At the time of the Spring budget 2017, the government announced that they would be reviewing rent-a-room relief to ascertain whether continued to provide the right incentives to encourage longer-term lettings. The relief allows an individual to earn up to £7,500 per tax year from letting furnished accommodation in their main or only residence. An individual does not need to own the property to benefit; the relief is also available to those taking in a lodger in a home that they rent. It is also available to those running a bed-and-breakfast or guest house.

Where more than one person benefits from the rental income, the tax-free limit is halved to £3,750. The limits £3,750 per person regardless of how many other people receive a share of the rental income.

Where rental income from letting furnished accommodation in the individuals home is less than the tax-free threshold, the relief applies automatically; it does not have to be claimed and the rental income does not need to be reported to HMRC.

Where the rental income exceeds the threshold, the individual must complete a self-assessment tax return. They have a choice whether to compute profits in the usual way (i.e. rental income less allowable expenses) or whether to simply deduct the £7,500 (or £3,750 as appropriate) allowance rental income.

Even when the relief applies automatically, it will not always deliver the best result. If computing profits in the normal way would result in a loss, the benefit or that loss would be lost under rent-a-room.

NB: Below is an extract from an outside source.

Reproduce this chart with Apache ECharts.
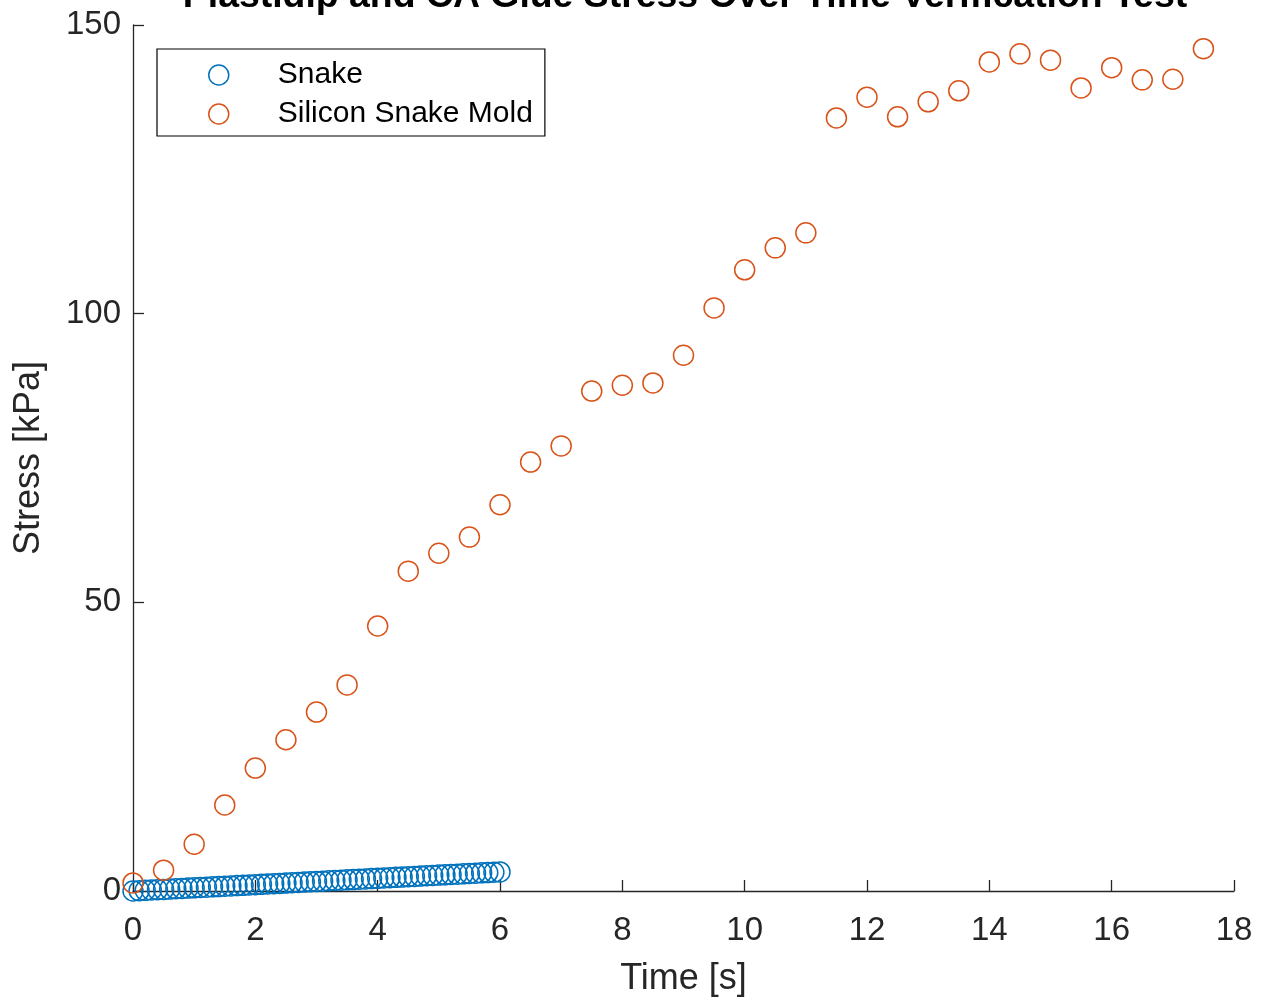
<!DOCTYPE html>
<html>
<head>
<meta charset="utf-8">
<script src="https://cdn.jsdelivr.net/npm/echarts@6/dist/echarts.min.js"></script>
<style>
html,body{margin:0;padding:0;background:#fff;}
#chart{width:1268px;height:1003px;}
</style>
</head>
<body>
<div id="chart"></div>
<script>
const titleText = 'Plastidip and CA Glue Stress Over Time Verification Test';
const xTicks = [0, 2, 4, 6, 8, 10, 12, 14, 16, 18];
const yTicks = [0, 50, 100, 150];

const snakeTime = [0.0,0.1,0.2,0.3,0.4,0.5,0.6,0.7,0.8,0.9,1.0,1.1,1.2,1.3,1.4,1.5,1.6,1.7,1.8,1.9,
  2.0,2.1,2.2,2.3,2.4,2.5,2.6,2.7,2.8,2.9,3.0,3.1,3.2,3.3,3.4,3.5,3.6,3.7,3.8,3.9,
  4.0,4.1,4.2,4.3,4.4,4.5,4.6,4.7,4.8,4.9,5.0,5.1,5.2,5.3,5.4,5.5,5.6,5.7,5.8,5.9,6.0];
const snakeStress = [0.00,0.06,0.11,0.17,0.22,0.28,0.33,0.39,0.44,0.50,0.55,0.61,0.66,0.72,0.77,0.83,0.88,0.94,0.99,1.05,
  1.10,1.16,1.21,1.27,1.32,1.38,1.43,1.49,1.54,1.60,1.65,1.71,1.76,1.82,1.87,1.93,1.98,2.04,2.09,2.15,
  2.20,2.26,2.31,2.37,2.42,2.48,2.53,2.59,2.64,2.70,2.75,2.81,2.86,2.92,2.97,3.03,3.08,3.14,3.19,3.25,3.30];

const moldTime = [0,0.5,1,1.5,2,2.5,3,3.5,4,4.5,5,5.5,6,6.5,7,7.5,8,8.5,9,9.5,10,10.5,11,11.5,12,12.5,13,13.5,14,14.5,15,15.5,16,16.5,17,17.5];
const moldStress = [1.4,3.6,8.1,14.9,21.3,26.2,31.0,35.7,45.9,55.4,58.5,61.3,66.9,74.3,77.1,86.6,87.6,88.0,92.8,101.0,107.6,111.4,114.0,133.9,137.5,134.1,136.7,138.6,143.6,145.0,143.9,139.1,142.6,140.5,140.6,145.9];

const seriesNames = ['Snake', 'Silicon Snake Mold'];
const colors = ['#0072BD', '#D95319'];

const zip = (a, b) => a.map((v, i) => [v, b[i]]);

const chart = echarts.init(document.getElementById('chart'), null, {renderer: 'canvas'});
const font = 'Liberation Sans, Arial, Helvetica, sans-serif';
const axisColor = '#262626';

chart.setOption({
  animation: false,
  backgroundColor: '#fff',
  textStyle: {fontFamily: font},
  graphic: [{
    type: 'text', x: 685, y: -3,
    style: {text: titleText, font: 'bold 37.4px ' + font, fill: '#000', textAlign: 'center', textVerticalAlign: 'middle'}
  }],
  grid: {left: 133, right: 34, top: 25, bottom: 112, containLabel: false},
  legend: {
    orient: 'vertical', left: 157, top: 49,
    padding: [11, 12, 7, 51],
    itemGap: 9,
    itemWidth: 20, itemHeight: 20,
    backgroundColor: '#fff',
    borderColor: '#000', borderWidth: 1.2, borderRadius: 0,
    textStyle: {fontFamily: font, fontSize: 30, color: '#000', padding: [0, 0, 0, 44]},
    data: seriesNames.map((n, i) => ({
      name: n, icon: 'circle',
      itemStyle: {color: 'rgba(0,0,0,0)', borderColor: colors[i], borderWidth: 1.5}
    }))
  },
  xAxis: {
    type: 'value', min: xTicks[0], max: xTicks[xTicks.length - 1], interval: 2,
    name: 'Time [s]', nameLocation: 'middle', nameGap: 70,
    nameTextStyle: {fontFamily: font, fontSize: 36, color: axisColor},
    axisLine: {show: true, onZero: false, lineStyle: {color: axisColor, width: 1.3}},
    axisTick: {show: true, inside: true, length: 11, lineStyle: {color: axisColor, width: 1.3}},
    axisLabel: {fontFamily: font, fontSize: 33, color: axisColor, margin: 23},
    splitLine: {show: false}
  },
  yAxis: {
    type: 'value', min: yTicks[0], max: yTicks[yTicks.length - 1], interval: 50,
    name: 'Stress [kPa]', nameLocation: 'middle', nameGap: 86,
    nameTextStyle: {fontFamily: font, fontSize: 36, color: axisColor},
    axisLine: {show: true, onZero: false, lineStyle: {color: axisColor, width: 1.3}},
    axisTick: {show: true, inside: true, length: 11, lineStyle: {color: axisColor, width: 1.3}},
    axisLabel: {fontFamily: font, fontSize: 33, color: axisColor, margin: 12},
    splitLine: {show: false}
  },
  series: [
    {
      name: seriesNames[0], type: 'scatter', symbol: 'circle', symbolSize: 20,
      data: zip(snakeTime, snakeStress),
      itemStyle: {color: 'rgba(0,0,0,0)', borderColor: colors[0], borderWidth: 1.5, opacity: 1},
      z: 3
    },
    {
      name: seriesNames[1], type: 'scatter', symbol: 'circle', symbolSize: 20,
      data: zip(moldTime, moldStress),
      itemStyle: {color: 'rgba(0,0,0,0)', borderColor: colors[1], borderWidth: 1.5, opacity: 1},
      z: 4
    }
  ]
});
</script>
</body>
</html>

The proposed new shared occupancy test will apply from 6 April 2019 and will require the taxpayer (or a member of their family or household) to be living in the residence and physically present for at least some part of the rental period for rent-a-room relief to be available.

Where rent-a-room relief is not available as a result of the shared occupancy test not being met, it should be remembered that there is an exemption for the first £1,000 of property income, to which the new test does not apply.

Remember, when letting accommodation in your home from 6 April 2019 onwards, make sure that there is a period of overlap where you are also in the property to preserve rent-a-room relief.